Tal hipótese de confisco já vem ocorrendo com a cobrança do IPVA — Imposto sobre a Propriedade de Veículos Automotores — que é de competência dos Estados, mas cuja arrecadação é dividida com os municípios.
O IPVA jamais poderia ter sido criado, pois tributa como propriedade aquilo que é tributado em duplicidade pelo IPI e pelo ICMS, como um bem de consumo, ainda que supostamente “durável”. Se existe lógica nisso, cobre-se o IPE (imposto sobre propriedade de eletrodomésticos) pois há geladeiras que duram mais que automóveis.
Um desses “consultores tributários” que andam por aí já defendeu até o aumento do IPVA para “desestimular” o aumento da frota de automóveis.
Se ele fosse dado à leitura de jornais teria descoberto que os automóveis são importantes instrumentos do desenvolvimento econômico, não só pela geração de empregos, mas por inúmeros outros fatores. Usa o “consultor” exemplos da Inglaterra, da França e dos Estados Unidos, países onde há transporte coletivo razoável e onde a tributação dos veículos é muito menor e onde não existe IPVA…

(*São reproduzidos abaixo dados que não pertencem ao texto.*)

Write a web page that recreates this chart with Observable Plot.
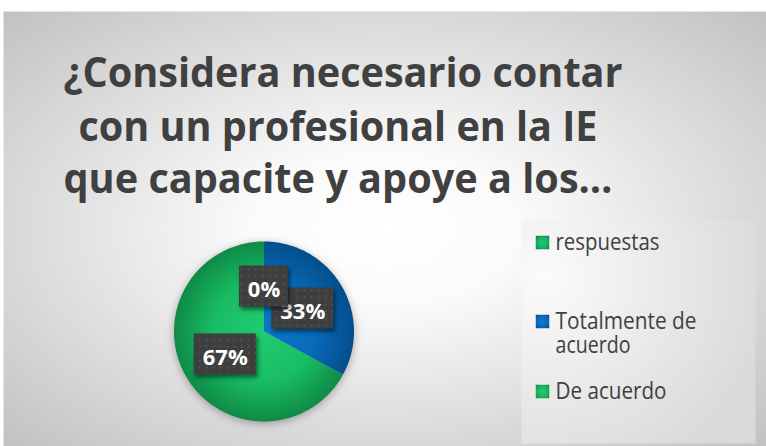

Fala-se em cobrar o ICMS no destino, o que é correto, mas que já está sendo distorcido há muitos anos com esses mecanismos de substituição tributária hoje existentes.
Se o IVA e o ICMS são impostos sobre o consumo, parece claro que devem ser pagos pelo consumidor. E o mais lógico é que o seja onde o consumo ocorra, ou seja, no destino. Todavia, ao criar um mecanismo de redução da alíquota que vai depender de um espaço de quase dez anos para se efetivar a mudança, a proposta acaba por ampliar a insegurança existente, pois que nesse espaço de tempo a economia mundial poderá nos obrigar a uma revisão completa dessas questões, sob pena de sermos “engolidos” pelos países onde a carga tributária já é bem menor que a nossa.
O nosso atual “sistema” tributário é incomparável, incompreensível e intolerável.
INCOMPARÁVEL, por exemplo, com o Chile, cuja economia é menor do que a do município de São Paulo ou com aqueles países de 15 ou 20 milhões de habitantes, que não estão entre as 20 maiores economias do planeta. Já vi um “consultor” querendo comparar nossos tributos com os da Finlândia…
INCOMPREENSÍVEL é um sistema onde milhões de assalariados ficam na fila da restituição, porque pagaram imposto de renda a maior. Bastaria corrigir a Tabela do IRPF, ajustando as deduções de dependentes e educação e não haveria o que restituir, a não ser em casos excepcionais.
INTOLERÁVEL é uma tributação que já se aproxima dos 40% do PIB e que tenhamos um Congresso que, em vez de nos representar, resolve nos explorar, admitindo novos aumentos e aceitando discutir uma reforma tributária que não traga, como primeiro ponto, uma redução dessa carga.
Como se percebe, a Reforma Tributária ainda vai dar grandes discussões. Será melhor para todos se essas discussões forem racionais, sem colocações preconceituosas, de preferência por pessoas habilitadas tecnicamente ao debate. Debates ideológicos, passionais, emocionais ou irracionais, já possuem seu ambiente natural: o Congresso Nacional. Cada profissional da área tem, pois, o direito e o dever de encaminhar aos deputados ou senadores os resultados de seus estudos, seja através de entidades de classe ou mesmo na condição de simples eleitor.